Theorem: Let \(M \in \mathbb{R}^{n\times n}\) be a real \(n\)-by-\(n\) matrix and let \(E_1,\) \(\ldots,\) \(E_r\) be its corresponding eigenspaces. There exists an invertible matrix \(P\) where \(D = P^{-1} M P\) is a diagonal matrix if, and only if \(\sum_{i=1}^r \mathrm{dim}(E_i) = n.\) Such a matrix \(M\) is said to be diagonalizable.

We haven’t proven it formally but the construction of the map \(P\) using the bases for the eigenspaces \(E_i\) is the key ingredient in the proof.

In this example we wanted to find when two matrices \(M\) and \(D\) are equivalent in the sense that there exists a change of coordinates (basis) \(P\) that transforms \(M\) into \(D.\) This transformation \(P\) makes \(M\) and \(D\) equivalent if it exists. This equivalence, we found, preserves some properties. In particular, we know it preserves the eigenvalues and the dimension of the eigenspaces of \(M\) and \(D.\) We call those properties that are preserved under the transformation invariants. These invariants are useful, because we know right away that if \(D\) has some property and \(M\) doesn’t have the same invariant property, \(D\) cannot be equivalent to \(M.\)

Of course, the fact that every enumerated invariant you can think of holds does not prove that two objects are equivalent.

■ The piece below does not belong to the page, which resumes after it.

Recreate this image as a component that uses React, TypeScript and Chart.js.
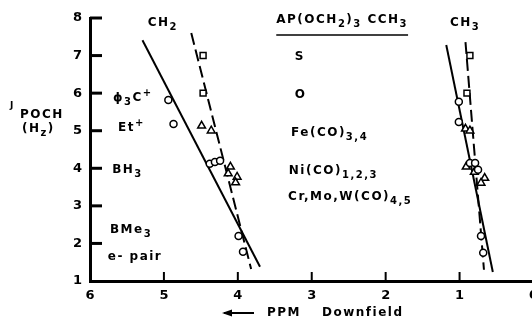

You must prove that those invariants somehow allow you to construct the transformation — the equivalence. in this case we construct \(P\) from the invariant described and so it is both necessary that the invariant eigenvalues and eigenspace dimensions are the same for both \(M\) and \(D\) as well sufficient.


[1] R. L. Bryant, S. S. Chern, R. B. Gardner, H. L. Goldschmidt, and P. A. Griffiths, Exterior differential systems. Springer-Verlag New York.

[2] P. J. Olver, Equivalence, invariants and symmetry. Cambridge University Press.

[3] R. B. Gardner, The method of equivalence and its applications. Society for Industrial; Applied Mathematics.